Mas mesmo com o jogo a seu favor, alternativas como motos e carros por aplicativo investem pesado em comunicação e campanhas emocionalmente potentes, enquanto mostram apenas as vantagens — e omitem riscos e custos ocultos. O ruim está do lado de lá, no serviço prestado pelo poder público, dizem. Do lado de cá, temos a solução para seus problemas, com rapidez, agilidade, previsibilidade e custo baixo, prometem.

O ônibus, por sua vez, oferece viagens mais longas, intervalos irregulares e baixa informação em tempo real. Nessa altura já é possível listar como funciona esse movimento de fuga, e elencar, em ordem de acontecimentos, por que o poder concedente está perdendo um cliente que até outro dia era cativo.

“A cidade decide quem anda rápido. E hoje, quem anda rápido não é o ônibus”, afirma Lilli Matson, referência internacional em políticas de transporte sustentável.

“O passageiro paga mais porque existe menos passageiro pagando”, resume Branco, da ANTP. “É uma equação que não fecha.”

“Tecnologia sem prioridade viária é maquiagem cara”, diz Gautier Brodeo, atual presidente da UITP.

“Se a gratuidade não vier com capacidade adicional, o sistema implode. A demanda explode, mas a oferta não aumenta”, alerta Karolina de Jesus, do WRI.

“O transporte público fala pouco, fala tarde e fala mal. Quem se comunica melhor conquista não só clientes, mas narrativas.
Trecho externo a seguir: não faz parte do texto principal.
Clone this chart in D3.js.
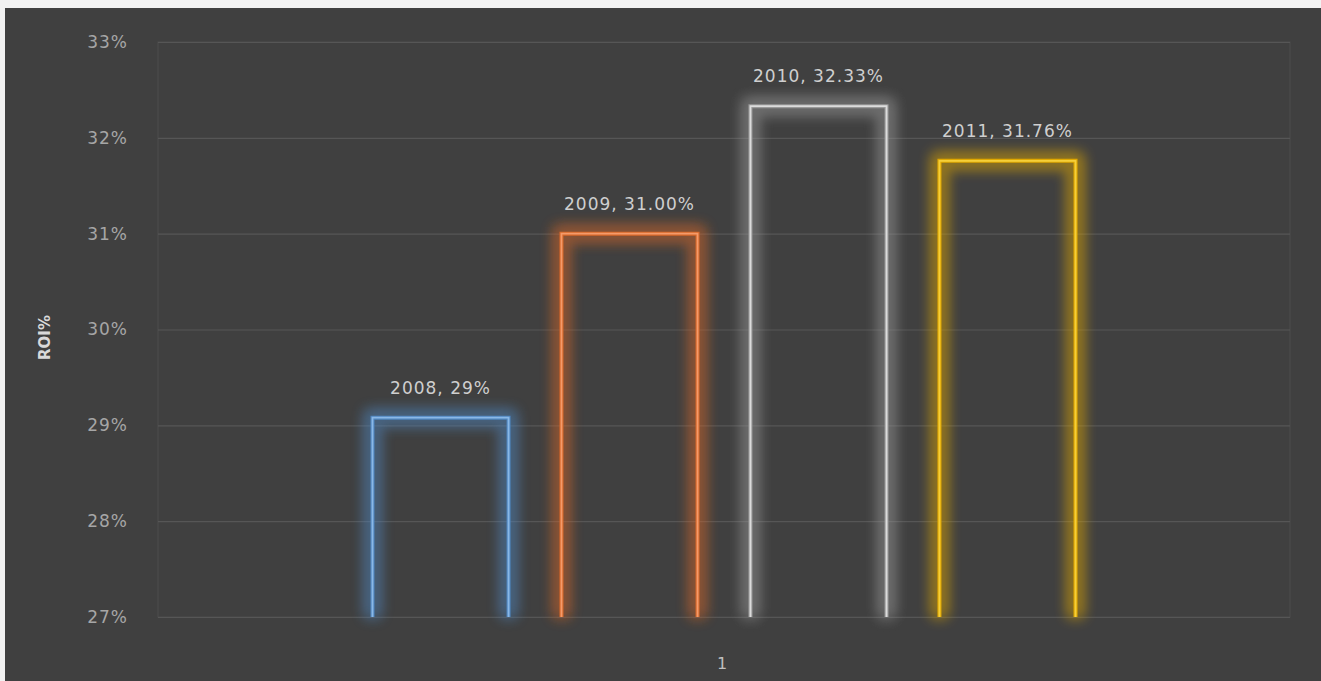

E hoje quem domina a narrativa da mobilidade são os aplicativos”, explica o consultor internacional Lúcio Mesquita, jornalista e estrategista de comunicação.

“O único caminho para reconquistar o cliente é devolver ao ônibus aquilo que ele perdeu: prioridade, confiabilidade e respeito”, afirma Branco.

“Transporte é prestação de serviço. E qualquer serviço que não se explica, não engaja e não informa perde relevância”, reforçou o jornalista e estrategista de comunicação Lúcio Mesquita no Arena ANTP – 2025.

A conclusão é evidente para quem se dispõe a enxergar: se o poder concedente não reagir, o sistema seguirá perdendo clientes, receita, capacidade operacional e, em última instância, a própria razão de existir.